The New Black Wall Street market pays homage to the original Black Wall Street that was destroyed by a white mob in Tulsa, Oklahoma, almost 100 years back. The original Black Wall Street was one of the most prominent and lucrative time when it comes to Black businesses until a white mob began a rampage through some 35 square blocks, destroying the community.

The goal behind this business project is to accomplish the mission of the original Black Wall Street Market. Allen Entrepreneurial Institute’s website states that,

“The mission is to increase the size and number of minority and women-owned businesses throughout the United States and globally. This new retail experience fosters operational excellence in areas such as product offerings, systems utilization, presentation, and customer service. Training/acceleration, marketing/advertising, and online sales support are some of the features available to merchants inside the Market.”

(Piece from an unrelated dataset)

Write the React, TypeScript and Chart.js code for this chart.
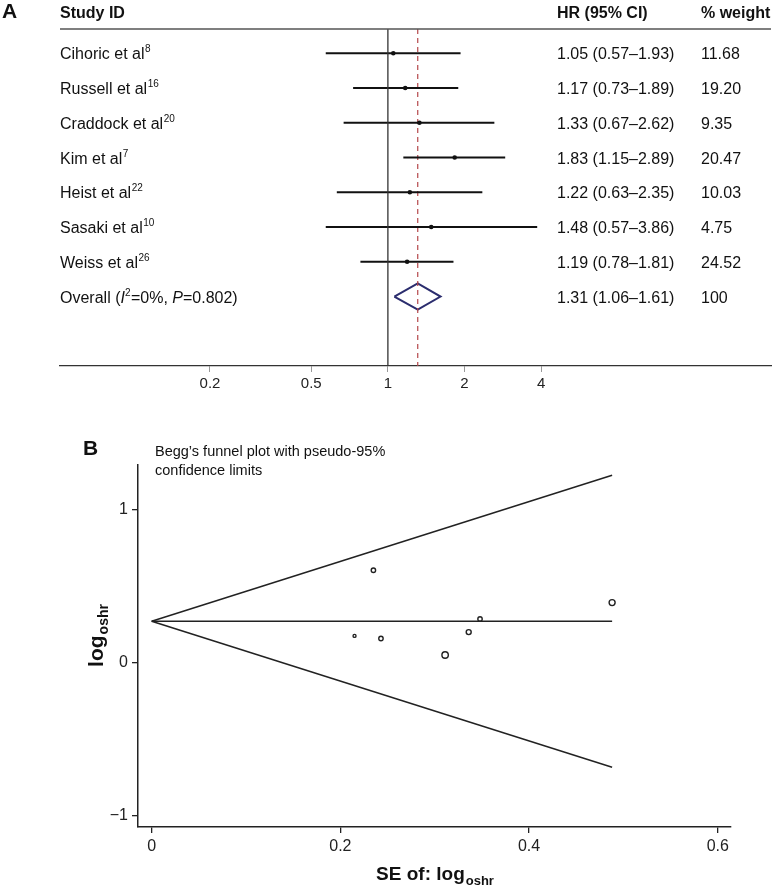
import React, { useEffect, useRef } from 'react';
import { Chart, registerables } from 'chart.js';

Chart.register(...registerables);

const FONT = "'Liberation Sans', Arial, Helvetica, sans-serif";

// ---------- Panel A: forest plot ----------
const studyNames = ['Cihoric et al', 'Russell et al', 'Craddock et al', 'Kim et al', 'Heist et al', 'Sasaki et al', 'Weiss et al'];
const studyRefs = ['8', '16', '20', '7', '22', '10', '26'];
const hrValues = [1.05, 1.17, 1.33, 1.83, 1.22, 1.48, 1.19];
const ciLower = [0.57, 0.73, 0.67, 1.15, 0.63, 0.57, 0.78];
const ciUpper = [1.93, 1.89, 2.62, 2.89, 2.35, 3.86, 1.81];
const weights = ['11.68', '19.20', '9.35', '20.47', '10.03', '4.75', '24.52'];
const overallHR = 1.31;
const overallLower = 1.06;
const overallUpper = 1.61;
const overallWeight = '100';
const overallI2 = '0%';
const overallP = '0.802';
const forestTickValues = [0.2, 0.5, 1, 2, 4];
const forestTickLabels = ['0.2', '0.5', '1', '2', '4'];
const headerStudy = 'Study ID';
const headerHR = 'HR (95% CI)';
const headerWeight = '% weight';

// ---------- Panel B: Begg's funnel plot ----------
const funnelSE = [0.311, 0.243, 0.348, 0.235, 0.336, 0.488, 0.215];
const funnelLogHR = [0.049, 0.157, 0.285, 0.604, 0.199, 0.392, 0.174];
const funnelMarkerSize = [3.2, 2.2, 2.2, 2.2, 2.5, 3.0, 1.5];
const limitSE = [0, 0.488];
const upperLimit = [0.27, 1.226];
const lowerLimit = [0.27, -0.686];
const pooledEstimate = [0.27, 0.27];
const funnelXTicks = [0, 0.2, 0.4, 0.6];
const funnelXTickLabels = ['0', '0.2', '0.4', '0.6'];
const funnelYTicks = [-1, 0, 1];
const funnelYTickLabels = ['\u22121', '0', '1'];
const funnelTitle = ['Begg\u2019s funnel plot with pseudo-95%', 'confidence limits'];

const fmt = (v: number) => v.toFixed(2);

const forestTextPlugin = {
  id: 'forestText',
  afterDraw(chart: any) {
    const { ctx, chartArea, scales } = chart;
    const y = scales.y;
    ctx.save();
    ctx.strokeStyle = '#555';
    ctx.lineWidth = 1.5;
    ctx.beginPath();
    ctx.moveTo(chartArea.left, chartArea.top);
    ctx.lineTo(chartArea.right, chartArea.top);
    ctx.stroke();

    ctx.fillStyle = '#111';
    ctx.textAlign = 'left';
    ctx.textBaseline = 'alphabetic';
    ctx.font = `bold 21px ${FONT}`;
    ctx.fillText('A', 2, 18);
    ctx.font = `bold 16px ${FONT}`;
    ctx.fillText(headerStudy, 60, 18);
    ctx.fillText(headerHR, 557, 18);
    ctx.fillText(headerWeight, 701, 18);

    studyNames.forEach((name, i) => {
      const yy = y.getPixelForValue(i) + 6;
      ctx.font = `16px ${FONT}`;
      ctx.fillText(name, 60, yy);
      const w = ctx.measureText(name).width;
      ctx.font = `10px ${FONT}`;
      ctx.fillText(studyRefs[i], 60 + w + 0.5, yy - 7);
      ctx.font = `16px ${FONT}`;
      ctx.fillText(`${fmt(hrValues[i])} (${fmt(ciLower[i])}\u2013${fmt(ciUpper[i])})`, 557, yy);
      ctx.fillText(weights[i], 701, yy);
    });

    const oy = y.getPixelForValue(studyNames.length) + 6;
    const segs: [string, string, number][] = [
      ['Overall (', `16px ${FONT}`, 0],
      ['I', `italic 16px ${FONT}`, 0],
      ['2', `10px ${FONT}`, -7],
      [`=${overallI2}, `, `16px ${FONT}`, 0],
      ['P', `italic 16px ${FONT}`, 0],
      [`=${overallP})`, `16px ${FONT}`, 0],
    ];
    let x = 60;
    segs.forEach(([t, f, dy]) => {
      ctx.font = f;
      ctx.fillText(t, x, oy + dy);
      x += ctx.measureText(t).width + (dy ? 0.5 : 0);
    });
    ctx.font = `16px ${FONT}`;
    ctx.fillText(`${fmt(overallHR)} (${fmt(overallLower)}\u2013${fmt(overallUpper)})`, 557, oy);
    ctx.fillText(overallWeight, 701, oy);
    ctx.restore();
  },
};

const funnelTextPlugin = {
  id: 'funnelText',
  afterDraw(chart: any) {
    const { ctx, chartArea } = chart;
    ctx.save();
    ctx.fillStyle = '#111';
    ctx.textAlign = 'left';
    ctx.textBaseline = 'alphabetic';
    ctx.font = `bold 21px ${FONT}`;
    ctx.fillText('B', 83, 55);
    ctx.font = `14.5px ${FONT}`;
    ctx.fillText(funnelTitle[0], 155, 56);
    ctx.fillText(funnelTitle[1], 155, 75);

    // x axis title
    const main = 'SE of: log';
    const sub = 'oshr';
    ctx.font = `bold 19px ${FONT}`;
    const wm = ctx.measureText(main).width;
    ctx.font = `bold 13px ${FONT}`;
    const ws = ctx.measureText(sub).width;
    const cx = (chartArea.left + chartArea.right) / 2;
    const x0 = cx - (wm + ws) / 2;
    ctx.font = `bold 19px ${FONT}`;
    ctx.fillText(main, x0, 480);
    ctx.font = `bold 13px ${FONT}`;
    ctx.fillText(sub, x0 + wm + 1, 485);

    // y axis title (rotated)
    const ymain = 'log';
    ctx.font = `bold 21px ${FONT}`;
    const wym = ctx.measureText(ymain).width;
    ctx.font = `bold 14px ${FONT}`;
    const wys = ctx.measureText(sub).width;
    ctx.translate(103, 236);
    ctx.rotate(-Math.PI / 2);
    const sx = -(wym + wys) / 2;
    ctx.font = `bold 21px ${FONT}`;
    ctx.fillText(ymain, sx, 0);
    ctx.font = `bold 14px ${FONT}`;
    ctx.fillText(sub, sx + wym + 1, 5);
    ctx.restore();
  },
};

export default function App() {
  const refA = useRef<HTMLCanvasElement>(null);
  const refB = useRef<HTMLCanvasElement>(null);

  useEffect(() => {
    const n = studyNames.length;
    const diamondHalf = 0.38;
    const ciSets = studyNames.map((name, i) => ({
      label: name,
      data: [
        { x: ciLower[i], y: i },
        { x: ciUpper[i], y: i },
      ],
      showLine: true,
      borderColor: '#111',
      borderWidth: 2,
      pointRadius: 0,
    }));
    const yMin = -0.7;
    const yMax = 9;
    const chartA = new Chart(refA.current as HTMLCanvasElement, {
      type: 'scatter',
      data: {
        datasets: [
          {
            label: 'null',
            data: [
              { x: 1, y: yMin },
              { x: 1, y: yMax },
            ],
            showLine: true,
            borderColor: '#333',
            borderWidth: 1.3,
            pointRadius: 0,
          },
          ...ciSets,
          {
            label: 'HR',
            data: hrValues.map((v, i) => ({ x: v, y: i })),
            pointRadius: 2.3,
            backgroundColor: '#111',
            borderColor: '#111',
            borderWidth: 0,
          },
          {
            label: 'overall line',
            data: [
              { x: overallHR, y: yMin },
              { x: overallHR, y: yMax },
            ],
            showLine: true,
            borderColor: '#b5474a',
            borderWidth: 1.2,
            borderDash: [5, 4],
            pointRadius: 0,
          },
          {
            label: 'Overall',
            data: [
              { x: overallLower, y: n },
              { x: overallHR, y: n - diamondHalf },
              { x: overallUpper, y: n },
              { x: overallHR, y: n + diamondHalf },
              { x: overallLower, y: n },
            ],
            showLine: true,
            borderColor: '#2b2d6e',
            borderWidth: 2,
            pointRadius: 0,
          },
        ] as any,
      },
      options: {
        responsive: false,
        animation: false,
        devicePixelRatio: 1,
        layout: { padding: { left: 60, right: 0, top: 29, bottom: 0 } },
        plugins: { legend: { display: false }, tooltip: { enabled: false } },
        scales: {
          x: {
            type: 'logarithmic',
            bounds: 'data',
            min: 0.0515,
            max: 32,
            afterBuildTicks: (s: any) => {
              s.ticks = forestTickValues.map((v) => ({ value: v }));
            },
            afterFit: (s: any) => {
              s.height = 34;
            },
            grid: { display: true, drawOnChartArea: false, drawTicks: true, tickLength: 6, color: '#999', lineWidth: 1 },
            border: { display: true, color: '#333', width: 1.3 },
            ticks: {
              autoSkip: false,
              maxRotation: 0,
              padding: 3,
              color: '#222',
              font: { family: FONT, size: 15 },
              callback: (_v: any, idx: number) => forestTickLabels[idx],
            },
          },
          y: { type: 'linear', display: false, min: yMin, max: yMax, reverse: true },
        } as any,
      },
      plugins: [forestTextPlugin],
    });

    const chartB = new Chart(refB.current as HTMLCanvasElement, {
      type: 'scatter',
      data: {
        datasets: [
          {
            label: 'upper limit',
            data: limitSE.map((s, i) => ({ x: s, y: upperLimit[i] })),
            showLine: true,
            borderColor: '#222',
            borderWidth: 1.5,
            pointRadius: 0,
          },
          {
            label: 'lower limit',
            data: limitSE.map((s, i) => ({ x: s, y: lowerLimit[i] })),
            showLine: true,
            borderColor: '#222',
            borderWidth: 1.5,
            pointRadius: 0,
          },
          {
            label: 'pooled',
            data: limitSE.map((s, i) => ({ x: s, y: pooledEstimate[i] })),
            showLine: true,
            borderColor: '#222',
            borderWidth: 1.5,
            pointRadius: 0,
          },
          {
            label: 'studies',
            data: funnelSE.map((s, i) => ({ x: s, y: funnelLogHR[i] })),
            pointRadius: funnelMarkerSize,
            backgroundColor: 'rgba(0,0,0,0)',
            borderColor: '#222',
            borderWidth: 1.4,
          },
        ] as any,
      },
      options: {
        responsive: false,
        animation: false,
        devicePixelRatio: 1,
        layout: { padding: { left: 0, right: 44, top: 65, bottom: 0 } },
        plugins: { legend: { display: false }, tooltip: { enabled: false } },
        scales: {
          x: {
            type: 'linear',
            bounds: 'data',
            min: -0.0145,
            max: 0.614,
            afterBuildTicks: (s: any) => {
              s.ticks = funnelXTicks.map((v) => ({ value: v }));
            },
            afterFit: (s: any) => {
              s.height = 61;
            },
            grid: { display: true, drawOnChartArea: false, drawTicks: true, tickLength: 6, color: '#222', lineWidth: 1.3 },
            border: { display: true, color: '#222', width: 1.5 },
            ticks: {
              autoSkip: false,
              maxRotation: 0,
              padding: 4,
              color: '#222',
              font: { family: FONT, size: 16 },
              callback: (_v: any, idx: number) => funnelXTickLabels[idx],
            },
          },
          y: {
            type: 'linear',
            bounds: 'data',
            min: -1.077,
            max: 1.293,
            afterBuildTicks: (s: any) => {
              s.ticks = funnelYTicks.map((v) => ({ value: v }));
            },
            afterFit: (s: any) => {
              s.width = 138;
            },
            grid: { display: true, drawOnChartArea: false, drawTicks: true, tickLength: 6, color: '#222', lineWidth: 1.3 },
            border: { display: true, color: '#222', width: 1.5 },
            ticks: {
              autoSkip: false,
              padding: 4,
              color: '#222',
              font: { family: FONT, size: 16 },
              callback: (_v: any, idx: number) => funnelYTickLabels[idx],
            },
          },
        } as any,
      },
      plugins: [funnelTextPlugin],
    });

    return () => {
      chartA.destroy();
      chartB.destroy();
    };
  }, []);

  return (
    <div style={{ position: 'absolute', left: 0, top: 0, width: 775, height: 888, background: '#fff' }}>
      <canvas ref={refA} width={775} height={400} style={{ position: 'absolute', left: 0, top: 0, display: 'block' }} />
      <canvas ref={refB} width={775} height={488} style={{ position: 'absolute', left: 0, top: 400, display: 'block' }} />
    </div>
  );
}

Matthew Hampton is the director of the New Black Wall Street. He had an interview with WSB-TV last month before the grand opening, where he said that they have an area of 50,000 square feet to be used for the event. At the event, there were stages to give a real 360-degree experience. He also paid salute to the pioneering Africa American entrepreneurs who paved the way for this grand project to support the Black community.

The event had a great response from both people who visited from far away and Black vendors who sold a variety of items. The list includes books by Black authors, African-inspired outfits, and art pieces representing Black sororities and icons for African kings, queens, and great leaders like Malcolm X and Martin Luther King.

Bigger businesses were present as well including Trinity Ross from Trinity’s Organics, and  Charis McWhorter, the co-founder of Zoet Beauty Supply.